▸ Given request
Give again exactly the lines that run from the start of the records to the line holding "plt.rcParams['font.family'] = ['Open", both ends counted. Do not include the pictures.

▸ Information shown
=-=-=

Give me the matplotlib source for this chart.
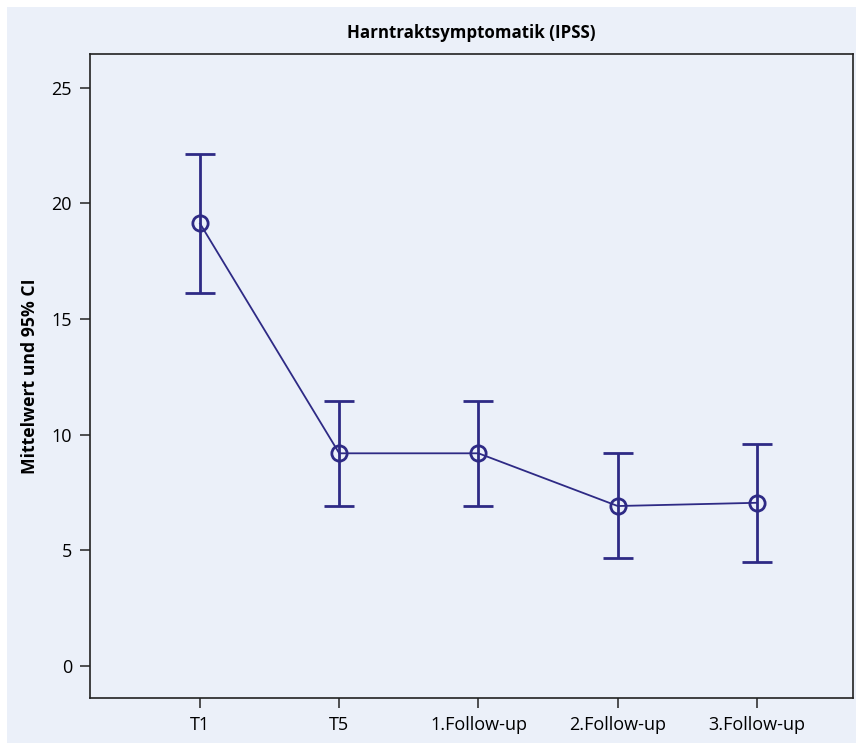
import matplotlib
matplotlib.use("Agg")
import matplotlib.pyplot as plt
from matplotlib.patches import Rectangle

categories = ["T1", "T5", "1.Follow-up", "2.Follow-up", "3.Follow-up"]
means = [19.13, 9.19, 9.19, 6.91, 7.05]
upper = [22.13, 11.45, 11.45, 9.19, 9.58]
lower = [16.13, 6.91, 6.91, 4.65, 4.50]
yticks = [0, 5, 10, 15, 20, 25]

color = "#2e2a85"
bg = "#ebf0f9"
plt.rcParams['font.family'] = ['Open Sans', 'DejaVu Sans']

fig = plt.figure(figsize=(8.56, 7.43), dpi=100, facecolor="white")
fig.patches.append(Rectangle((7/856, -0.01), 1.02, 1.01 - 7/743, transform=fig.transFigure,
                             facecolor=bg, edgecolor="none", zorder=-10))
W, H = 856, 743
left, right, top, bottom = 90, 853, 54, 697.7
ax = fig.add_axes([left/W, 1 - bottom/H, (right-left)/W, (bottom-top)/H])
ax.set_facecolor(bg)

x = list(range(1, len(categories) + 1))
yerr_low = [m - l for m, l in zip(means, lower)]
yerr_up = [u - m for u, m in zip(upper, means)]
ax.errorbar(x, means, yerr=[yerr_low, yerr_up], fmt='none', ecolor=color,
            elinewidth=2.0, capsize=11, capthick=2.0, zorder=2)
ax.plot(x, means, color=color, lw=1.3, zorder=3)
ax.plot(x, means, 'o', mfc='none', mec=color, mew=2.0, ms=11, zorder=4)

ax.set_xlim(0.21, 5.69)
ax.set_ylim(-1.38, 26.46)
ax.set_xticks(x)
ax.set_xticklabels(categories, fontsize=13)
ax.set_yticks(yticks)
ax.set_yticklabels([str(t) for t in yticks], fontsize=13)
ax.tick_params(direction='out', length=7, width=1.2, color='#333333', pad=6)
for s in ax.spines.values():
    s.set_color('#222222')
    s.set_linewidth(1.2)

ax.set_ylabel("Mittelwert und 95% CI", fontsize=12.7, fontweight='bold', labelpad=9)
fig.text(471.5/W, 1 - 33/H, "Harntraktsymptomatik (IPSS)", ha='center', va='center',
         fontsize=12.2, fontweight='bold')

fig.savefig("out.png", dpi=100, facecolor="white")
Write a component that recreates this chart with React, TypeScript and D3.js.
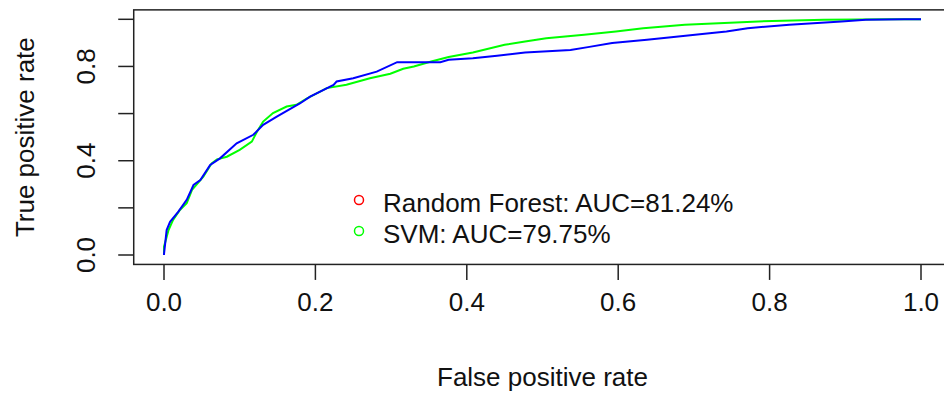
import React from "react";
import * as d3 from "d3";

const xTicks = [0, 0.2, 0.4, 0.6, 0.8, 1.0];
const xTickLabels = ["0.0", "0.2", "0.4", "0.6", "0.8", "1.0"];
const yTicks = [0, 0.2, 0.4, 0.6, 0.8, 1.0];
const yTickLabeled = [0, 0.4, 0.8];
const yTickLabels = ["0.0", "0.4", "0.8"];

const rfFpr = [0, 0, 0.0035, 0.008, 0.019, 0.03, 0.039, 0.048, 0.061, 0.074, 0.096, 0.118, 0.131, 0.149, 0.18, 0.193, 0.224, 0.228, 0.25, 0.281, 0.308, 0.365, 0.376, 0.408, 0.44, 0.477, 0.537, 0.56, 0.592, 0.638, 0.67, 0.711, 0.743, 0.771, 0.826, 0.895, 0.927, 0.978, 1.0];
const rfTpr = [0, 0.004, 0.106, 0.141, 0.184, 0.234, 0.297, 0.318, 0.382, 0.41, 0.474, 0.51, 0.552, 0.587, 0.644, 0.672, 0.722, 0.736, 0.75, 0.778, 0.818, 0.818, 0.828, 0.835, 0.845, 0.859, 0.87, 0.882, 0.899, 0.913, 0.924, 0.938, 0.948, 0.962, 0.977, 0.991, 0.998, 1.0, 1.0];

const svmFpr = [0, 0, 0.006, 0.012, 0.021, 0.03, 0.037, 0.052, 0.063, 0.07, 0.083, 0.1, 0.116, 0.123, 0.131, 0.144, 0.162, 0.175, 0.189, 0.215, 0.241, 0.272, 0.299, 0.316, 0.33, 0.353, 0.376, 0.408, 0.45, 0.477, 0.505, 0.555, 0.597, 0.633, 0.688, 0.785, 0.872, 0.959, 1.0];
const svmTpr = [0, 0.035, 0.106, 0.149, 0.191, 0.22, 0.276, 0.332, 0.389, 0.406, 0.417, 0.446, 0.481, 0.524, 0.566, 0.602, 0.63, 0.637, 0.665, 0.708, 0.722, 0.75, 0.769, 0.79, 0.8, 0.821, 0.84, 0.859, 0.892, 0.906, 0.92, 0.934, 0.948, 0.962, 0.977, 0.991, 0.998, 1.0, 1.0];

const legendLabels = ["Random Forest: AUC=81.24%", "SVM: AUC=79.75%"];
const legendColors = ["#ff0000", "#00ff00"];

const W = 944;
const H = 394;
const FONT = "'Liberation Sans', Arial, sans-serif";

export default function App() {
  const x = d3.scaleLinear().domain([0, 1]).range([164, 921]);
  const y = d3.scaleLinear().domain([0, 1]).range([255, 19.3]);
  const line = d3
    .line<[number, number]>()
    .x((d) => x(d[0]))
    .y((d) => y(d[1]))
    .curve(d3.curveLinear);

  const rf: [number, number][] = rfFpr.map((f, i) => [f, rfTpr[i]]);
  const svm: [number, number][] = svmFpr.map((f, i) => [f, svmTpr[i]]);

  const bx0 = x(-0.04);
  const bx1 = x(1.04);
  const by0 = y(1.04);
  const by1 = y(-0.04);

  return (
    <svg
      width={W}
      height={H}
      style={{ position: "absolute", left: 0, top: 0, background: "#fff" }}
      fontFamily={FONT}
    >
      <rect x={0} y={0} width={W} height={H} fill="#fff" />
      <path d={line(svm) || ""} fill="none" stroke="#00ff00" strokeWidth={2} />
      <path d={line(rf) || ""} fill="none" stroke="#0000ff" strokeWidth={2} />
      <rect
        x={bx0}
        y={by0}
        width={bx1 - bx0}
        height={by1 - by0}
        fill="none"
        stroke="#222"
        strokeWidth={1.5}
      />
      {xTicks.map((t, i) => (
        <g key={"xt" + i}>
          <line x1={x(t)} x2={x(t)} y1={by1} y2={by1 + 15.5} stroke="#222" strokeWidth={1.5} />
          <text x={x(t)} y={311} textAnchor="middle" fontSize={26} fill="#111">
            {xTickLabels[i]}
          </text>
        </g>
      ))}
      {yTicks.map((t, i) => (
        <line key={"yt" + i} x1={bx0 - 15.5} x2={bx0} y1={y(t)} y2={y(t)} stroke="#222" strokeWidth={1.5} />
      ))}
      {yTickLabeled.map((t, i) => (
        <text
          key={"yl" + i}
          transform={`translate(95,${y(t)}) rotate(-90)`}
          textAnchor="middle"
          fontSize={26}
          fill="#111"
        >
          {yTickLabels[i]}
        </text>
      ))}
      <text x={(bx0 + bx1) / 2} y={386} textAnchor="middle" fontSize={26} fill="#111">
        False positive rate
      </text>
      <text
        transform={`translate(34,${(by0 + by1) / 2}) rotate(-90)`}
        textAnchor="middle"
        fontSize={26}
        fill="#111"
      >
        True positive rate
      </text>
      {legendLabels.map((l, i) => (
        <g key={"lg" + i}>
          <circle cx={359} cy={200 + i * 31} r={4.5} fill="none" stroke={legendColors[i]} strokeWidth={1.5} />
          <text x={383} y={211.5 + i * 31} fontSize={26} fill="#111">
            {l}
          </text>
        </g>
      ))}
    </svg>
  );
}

=-=-=

▸ Full output
Give me the matplotlib source for this chart.
import matplotlib
matplotlib.use("Agg")
import matplotlib.pyplot as plt
from matplotlib.patches import Rectangle

categories = ["T1", "T5", "1.Follow-up", "2.Follow-up", "3.Follow-up"]
means = [19.13, 9.19, 9.19, 6.91, 7.05]
upper = [22.13, 11.45, 11.45, 9.19, 9.58]
lower = [16.13, 6.91, 6.91, 4.65, 4.50]
yticks = [0, 5, 10, 15, 20, 25]

color = "#2e2a85"
bg = "#ebf0f9"
plt.rcParams['font.family'] = ['Open Sans', 'DejaVu Sans']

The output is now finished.